### [STORED DATA]
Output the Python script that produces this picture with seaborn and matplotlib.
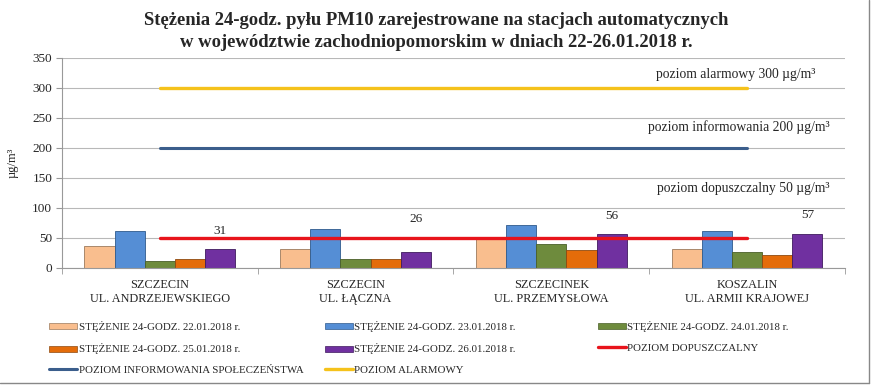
import numpy as np
import pandas as pd
import matplotlib.pyplot as plt
import seaborn as sns
from matplotlib.lines import Line2D
from matplotlib.patches import Patch

# -----------------------------------------
# 1. DATA
# -----------------------------------------

stations = ["SZCZECIN\nUL. ANDRZEJEWSKIEGO", "SZCZECIN\nUL. ŁĄCZNA",
            "SZCZECINEK\nUL. PRZEMYSŁOWA", "KOSZALIN\nUL. ARMII KRAJOWEJ"]
days = ["STĘŻENIE 24-GODZ. 22.01.2018 r.", "STĘŻENIE 24-GODZ. 23.01.2018 r.",
        "STĘŻENIE 24-GODZ. 24.01.2018 r.", "STĘŻENIE 24-GODZ. 25.01.2018 r.",
        "STĘŻENIE 24-GODZ. 26.01.2018 r."]
day_22 = [37, 32, 51, 32]
day_23 = [62, 64, 72, 61]
day_24 = [12, 15, 40, 27]
day_25 = [15, 15, 30, 22]
day_26 = [31, 26, 56, 57]

limit_dop = [50, 50, 50, 50]
limit_info = [200, 200, 200, 200]
limit_alarm = [300, 300, 300, 300]

bar_colors = ["#F9BE8E", "#558ED5", "#6E8B3D", "#E46C0A", "#7030A0"]
edge_colors = ["#9C7A5C", "#2F5A8C", "#4A5F28", "#8E4A10", "#3F1A5E"]

df = pd.DataFrame({
    "station": stations * 5,
    "day": np.repeat(days, len(stations)),
    "value": day_22 + day_23 + day_24 + day_25 + day_26,
})

# -----------------------------------------
# 2. PLOT
# -----------------------------------------

sns.set_style("white")
plt.rcParams["font.family"] = ["Liberation Serif", "DejaVu Serif"]

fig = plt.figure(figsize=(8.72, 3.86), dpi=100)
ax = fig.add_axes([0.071, 0.306, 0.898, 0.544])

sns.barplot(data=df, x="station", y="value", hue="day", palette=bar_colors,
            width=0.77, gap=0, saturation=1, legend=False, ax=ax)
for i, container in enumerate(ax.containers):
    for bar in container:
        bar.set_edgecolor(edge_colors[i])
        bar.set_linewidth(0.6)
        bar.set_zorder(2)

pos = np.arange(len(stations))
ax.plot(pos, limit_dop, color="#E8141B", lw=2.4, zorder=3)
ax.plot(pos, limit_info, color="#3B5E8C", lw=2.2, zorder=3)
ax.plot(pos, limit_alarm, color="#F5C21B", lw=2.4, zorder=3)

# value labels above the 26.01 bars (second one lifted off the red line)
label_offsets = [9, 20, 9, 9]
for bar, v, off in zip(ax.containers[4], day_26, label_offsets):
    ax.annotate(str(v), (bar.get_x() + bar.get_width() / 2, v),
                xytext=(0, off), textcoords="offset points",
                ha="center", va="bottom", fontsize=9.5)

ax.text(3.35, 322, "poziom alarmowy 300 µg/m³", ha="right", va="center", fontsize=9.8)
ax.text(3.42, 234, "poziom informowania 200 µg/m³", ha="right", va="center", fontsize=9.8)
ax.text(3.42, 133, "poziom dopuszczalny 50 µg/m³", ha="right", va="center", fontsize=9.8)

ax.set_xlim(-0.5, 3.5)
ax.set_ylim(0, 350)
ax.set_yticks(range(0, 351, 50))
ax.yaxis.grid(True, color="#B8B8B8", lw=0.8)
ax.set_axisbelow(True)
ax.set_xlabel("")
ax.set_ylabel("µg/m³", fontsize=9, labelpad=10)
ax.tick_params(axis="y", labelsize=9.5, length=4, color="#999999", pad=3, left=True)
ax.tick_params(axis="x", labelsize=8.8, length=0, pad=8)
ax.set_xticks(np.arange(-0.5, 3.6, 1), minor=True)
ax.tick_params(axis="x", which="minor", length=4, color="#999999", bottom=True)
for s in ["top", "right"]:
    ax.spines[s].set_visible(False)
for s in ["left", "bottom"]:
    ax.spines[s].set_color("#999999")
    ax.spines[s].set_linewidth(0.8)

fig.text(0.5, 0.968,
         "Stężenia 24-godz. pyłu PM10 zarejestrowane na stacjach automatycznych\n"
         "w województwie zachodniopomorskim w dniach 22-26.01.2018 r.",
         ha="center", va="top", fontsize=13.4, fontweight="bold", linespacing=1.38)

# legend: three separate columns
bar_h = [Patch(facecolor=c, edgecolor=e, lw=0.5) for c, e in zip(bar_colors, edge_colors)]
line_h = [Line2D([], [], color="#E8141B", lw=2.4),
          Line2D([], [], color="#3B5E8C", lw=2.2),
          Line2D([], [], color="#F5C21B", lw=2.4)]
line_labels = ["POZIOM DOPUSZCZALNY", "POZIOM INFORMOWANIA SPOŁECZEŃSTWA", "POZIOM ALARMOWY"]
cols = [
    ([bar_h[0], bar_h[3], line_h[1]], [days[0], days[3], line_labels[1]], 0.05),
    ([bar_h[1], bar_h[4], line_h[2]], [days[1], days[4], line_labels[2]], 0.366),
    ([bar_h[2], line_h[0]], [days[2], line_labels[0]], 0.679),
]
for handles, labels, x in cols:
    fig.legend(handles, labels, loc="upper left", bbox_to_anchor=(x, 0.182),
               frameon=False, fontsize=7.8, handlelength=2.6, handleheight=0.5,
               handletextpad=0.15, labelspacing=1.05, borderpad=0)

# chart border (right and bottom edges)
fig.add_artist(Line2D([0.9966, 0.9966], [0.008, 1.0], color="#888888", lw=1))
fig.add_artist(Line2D([0.0, 0.9966], [0.008, 0.008], color="#888888", lw=1))

plt.savefig("out.png", dpi=100)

### [WRITTEN TASK]
Reproduce the material above in full, exactly, with no images.

### [COMPLETED TASK]
Output the Python script that produces this picture with seaborn and matplotlib.
import numpy as np
import pandas as pd
import matplotlib.pyplot as plt
import seaborn as sns
from matplotlib.lines import Line2D
from matplotlib.patches import Patch

# -----------------------------------------
# 1. DATA
# -----------------------------------------

stations = ["SZCZECIN\nUL. ANDRZEJEWSKIEGO", "SZCZECIN\nUL. ŁĄCZNA",
            "SZCZECINEK\nUL. PRZEMYSŁOWA", "KOSZALIN\nUL. ARMII KRAJOWEJ"]
days = ["STĘŻENIE 24-GODZ. 22.01.2018 r.", "STĘŻENIE 24-GODZ. 23.01.2018 r.",
        "STĘŻENIE 24-GODZ. 24.01.2018 r.", "STĘŻENIE 24-GODZ. 25.01.2018 r.",
        "STĘŻENIE 24-GODZ. 26.01.2018 r."]
day_22 = [37, 32, 51, 32]
day_23 = [62, 64, 72, 61]
day_24 = [12, 15, 40, 27]
day_25 = [15, 15, 30, 22]
day_26 = [31, 26, 56, 57]

limit_dop = [50, 50, 50, 50]
limit_info = [200, 200, 200, 200]
limit_alarm = [300, 300, 300, 300]

bar_colors = ["#F9BE8E", "#558ED5", "#6E8B3D", "#E46C0A", "#7030A0"]
edge_colors = ["#9C7A5C", "#2F5A8C", "#4A5F28", "#8E4A10", "#3F1A5E"]

df = pd.DataFrame({
    "station": stations * 5,
    "day": np.repeat(days, len(stations)),
    "value": day_22 + day_23 + day_24 + day_25 + day_26,
})

# -----------------------------------------
# 2. PLOT
# -----------------------------------------

sns.set_style("white")
plt.rcParams["font.family"] = ["Liberation Serif", "DejaVu Serif"]

fig = plt.figure(figsize=(8.72, 3.86), dpi=100)
ax = fig.add_axes([0.071, 0.306, 0.898, 0.544])

sns.barplot(data=df, x="station", y="value", hue="day", palette=bar_colors,
            width=0.77, gap=0, saturation=1, legend=False, ax=ax)
for i, container in enumerate(ax.containers):
    for bar in container:
        bar.set_edgecolor(edge_colors[i])
        bar.set_linewidth(0.6)
        bar.set_zorder(2)

pos = np.arange(len(stations))
ax.plot(pos, limit_dop, color="#E8141B", lw=2.4, zorder=3)
ax.plot(pos, limit_info, color="#3B5E8C", lw=2.2, zorder=3)
ax.plot(pos, limit_alarm, color="#F5C21B", lw=2.4, zorder=3)

# value labels above the 26.01 bars (second one lifted off the red line)
label_offsets = [9, 20, 9, 9]
for bar, v, off in zip(ax.containers[4], day_26, label_offsets):
    ax.annotate(str(v), (bar.get_x() + bar.get_width() / 2, v),
                xytext=(0, off), textcoords="offset points",
                ha="center", va="bottom", fontsize=9.5)

ax.text(3.35, 322, "poziom alarmowy 300 µg/m³", ha="right", va="center", fontsize=9.8)
ax.text(3.42, 234, "poziom informowania 200 µg/m³", ha="right", va="center", fontsize=9.8)
ax.text(3.42, 133, "poziom dopuszczalny 50 µg/m³", ha="right", va="center", fontsize=9.8)

ax.set_xlim(-0.5, 3.5)
ax.set_ylim(0, 350)
ax.set_yticks(range(0, 351, 50))
ax.yaxis.grid(True, color="#B8B8B8", lw=0.8)
ax.set_axisbelow(True)
ax.set_xlabel("")
ax.set_ylabel("µg/m³", fontsize=9, labelpad=10)
ax.tick_params(axis="y", labelsize=9.5, length=4, color="#999999", pad=3, left=True)
ax.tick_params(axis="x", labelsize=8.8, length=0, pad=8)
ax.set_xticks(np.arange(-0.5, 3.6, 1), minor=True)
ax.tick_params(axis="x", which="minor", length=4, color="#999999", bottom=True)
for s in ["top", "right"]:
    ax.spines[s].set_visible(False)
for s in ["left", "bottom"]:
    ax.spines[s].set_color("#999999")
    ax.spines[s].set_linewidth(0.8)

fig.text(0.5, 0.968,
         "Stężenia 24-godz. pyłu PM10 zarejestrowane na stacjach automatycznych\n"
         "w województwie zachodniopomorskim w dniach 22-26.01.2018 r.",
         ha="center", va="top", fontsize=13.4, fontweight="bold", linespacing=1.38)

# legend: three separate columns
bar_h = [Patch(facecolor=c, edgecolor=e, lw=0.5) for c, e in zip(bar_colors, edge_colors)]
line_h = [Line2D([], [], color="#E8141B", lw=2.4),
          Line2D([], [], color="#3B5E8C", lw=2.2),
          Line2D([], [], color="#F5C21B", lw=2.4)]
line_labels = ["POZIOM DOPUSZCZALNY", "POZIOM INFORMOWANIA SPOŁECZEŃSTWA", "POZIOM ALARMOWY"]
cols = [
    ([bar_h[0], bar_h[3], line_h[1]], [days[0], days[3], line_labels[1]], 0.05),
    ([bar_h[1], bar_h[4], line_h[2]], [days[1], days[4], line_labels[2]], 0.366),
    ([bar_h[2], line_h[0]], [days[2], line_labels[0]], 0.679),
]
for handles, labels, x in cols:
    fig.legend(handles, labels, loc="upper left", bbox_to_anchor=(x, 0.182),
               frameon=False, fontsize=7.8, handlelength=2.6, handleheight=0.5,
               handletextpad=0.15, labelspacing=1.05, borderpad=0)

# chart border (right and bottom edges)
fig.add_artist(Line2D([0.9966, 0.9966], [0.008, 1.0], color="#888888", lw=1))
fig.add_artist(Line2D([0.0, 0.9966], [0.008, 0.008], color="#888888", lw=1))

plt.savefig("out.png", dpi=100)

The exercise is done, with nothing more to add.